- AIM:
Print exactly the lines from the first one down to the line containing "text=headgray] at (14bp,18bp)", both ends included, with no pictures and nothing else.

- PROVIDED DATA:
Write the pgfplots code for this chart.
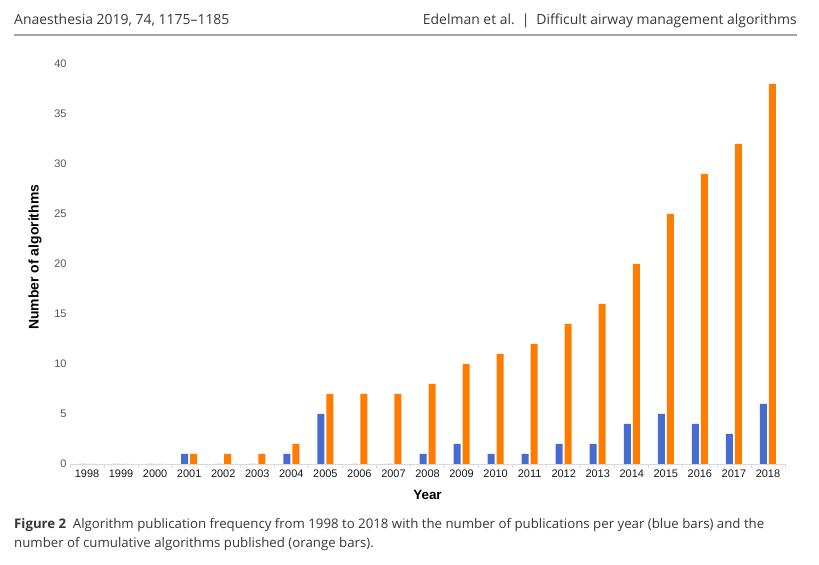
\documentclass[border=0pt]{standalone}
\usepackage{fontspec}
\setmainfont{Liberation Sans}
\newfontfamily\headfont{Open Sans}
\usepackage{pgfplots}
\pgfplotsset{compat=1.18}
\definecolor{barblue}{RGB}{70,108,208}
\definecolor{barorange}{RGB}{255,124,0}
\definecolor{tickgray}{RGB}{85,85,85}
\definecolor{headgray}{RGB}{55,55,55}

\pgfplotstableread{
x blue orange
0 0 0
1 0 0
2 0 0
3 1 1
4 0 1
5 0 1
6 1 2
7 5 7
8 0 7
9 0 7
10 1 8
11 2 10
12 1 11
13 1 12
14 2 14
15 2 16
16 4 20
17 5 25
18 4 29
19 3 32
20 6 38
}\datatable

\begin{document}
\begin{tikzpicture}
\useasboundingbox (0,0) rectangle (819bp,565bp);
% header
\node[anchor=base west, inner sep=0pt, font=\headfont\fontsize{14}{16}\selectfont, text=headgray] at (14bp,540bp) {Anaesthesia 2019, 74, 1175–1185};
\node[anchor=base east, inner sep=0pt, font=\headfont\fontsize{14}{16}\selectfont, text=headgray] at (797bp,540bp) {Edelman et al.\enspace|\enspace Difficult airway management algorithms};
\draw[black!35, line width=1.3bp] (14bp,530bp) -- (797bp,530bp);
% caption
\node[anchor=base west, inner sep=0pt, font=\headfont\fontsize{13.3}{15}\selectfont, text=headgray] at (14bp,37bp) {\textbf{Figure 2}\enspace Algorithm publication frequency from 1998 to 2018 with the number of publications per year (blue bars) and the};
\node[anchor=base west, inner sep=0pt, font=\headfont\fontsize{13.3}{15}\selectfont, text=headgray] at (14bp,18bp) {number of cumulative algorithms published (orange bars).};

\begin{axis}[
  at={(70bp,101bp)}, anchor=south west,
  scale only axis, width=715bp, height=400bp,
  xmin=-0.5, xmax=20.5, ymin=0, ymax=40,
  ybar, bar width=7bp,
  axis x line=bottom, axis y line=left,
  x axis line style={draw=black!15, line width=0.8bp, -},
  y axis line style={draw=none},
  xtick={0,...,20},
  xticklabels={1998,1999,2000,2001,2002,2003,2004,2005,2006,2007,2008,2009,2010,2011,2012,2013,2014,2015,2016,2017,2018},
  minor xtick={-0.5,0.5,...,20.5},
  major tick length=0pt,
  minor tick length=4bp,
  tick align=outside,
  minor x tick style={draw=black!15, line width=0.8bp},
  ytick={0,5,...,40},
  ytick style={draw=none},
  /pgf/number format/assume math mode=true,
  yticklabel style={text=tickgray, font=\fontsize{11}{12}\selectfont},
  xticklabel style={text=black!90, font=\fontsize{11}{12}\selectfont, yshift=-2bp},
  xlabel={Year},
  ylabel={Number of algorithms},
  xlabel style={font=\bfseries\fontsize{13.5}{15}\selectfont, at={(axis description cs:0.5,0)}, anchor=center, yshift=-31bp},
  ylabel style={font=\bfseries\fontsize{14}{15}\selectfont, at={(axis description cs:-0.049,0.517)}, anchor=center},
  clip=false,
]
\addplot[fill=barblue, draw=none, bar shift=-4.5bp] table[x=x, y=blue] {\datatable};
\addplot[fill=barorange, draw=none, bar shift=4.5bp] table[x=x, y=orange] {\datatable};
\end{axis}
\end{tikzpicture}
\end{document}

- ANSWER TO THIS EXERCISE:
Write the pgfplots code for this chart.
\documentclass[border=0pt]{standalone}
\usepackage{fontspec}
\setmainfont{Liberation Sans}
\newfontfamily\headfont{Open Sans}
\usepackage{pgfplots}
\pgfplotsset{compat=1.18}
\definecolor{barblue}{RGB}{70,108,208}
\definecolor{barorange}{RGB}{255,124,0}
\definecolor{tickgray}{RGB}{85,85,85}
\definecolor{headgray}{RGB}{55,55,55}

\pgfplotstableread{
x blue orange
0 0 0
1 0 0
2 0 0
3 1 1
4 0 1
5 0 1
6 1 2
7 5 7
8 0 7
9 0 7
10 1 8
11 2 10
12 1 11
13 1 12
14 2 14
15 2 16
16 4 20
17 5 25
18 4 29
19 3 32
20 6 38
}\datatable

\begin{document}
\begin{tikzpicture}
\useasboundingbox (0,0) rectangle (819bp,565bp);
% header
\node[anchor=base west, inner sep=0pt, font=\headfont\fontsize{14}{16}\selectfont, text=headgray] at (14bp,540bp) {Anaesthesia 2019, 74, 1175–1185};
\node[anchor=base east, inner sep=0pt, font=\headfont\fontsize{14}{16}\selectfont, text=headgray] at (797bp,540bp) {Edelman et al.\enspace|\enspace Difficult airway management algorithms};
\draw[black!35, line width=1.3bp] (14bp,530bp) -- (797bp,530bp);
% caption
\node[anchor=base west, inner sep=0pt, font=\headfont\fontsize{13.3}{15}\selectfont, text=headgray] at (14bp,37bp) {\textbf{Figure 2}\enspace Algorithm publication frequency from 1998 to 2018 with the number of publications per year (blue bars) and the};
\node[anchor=base west, inner sep=0pt, font=\headfont\fontsize{13.3}{15}\selectfont, text=headgray] at (14bp,18bp) {number of cumulative algorithms published (orange bars).};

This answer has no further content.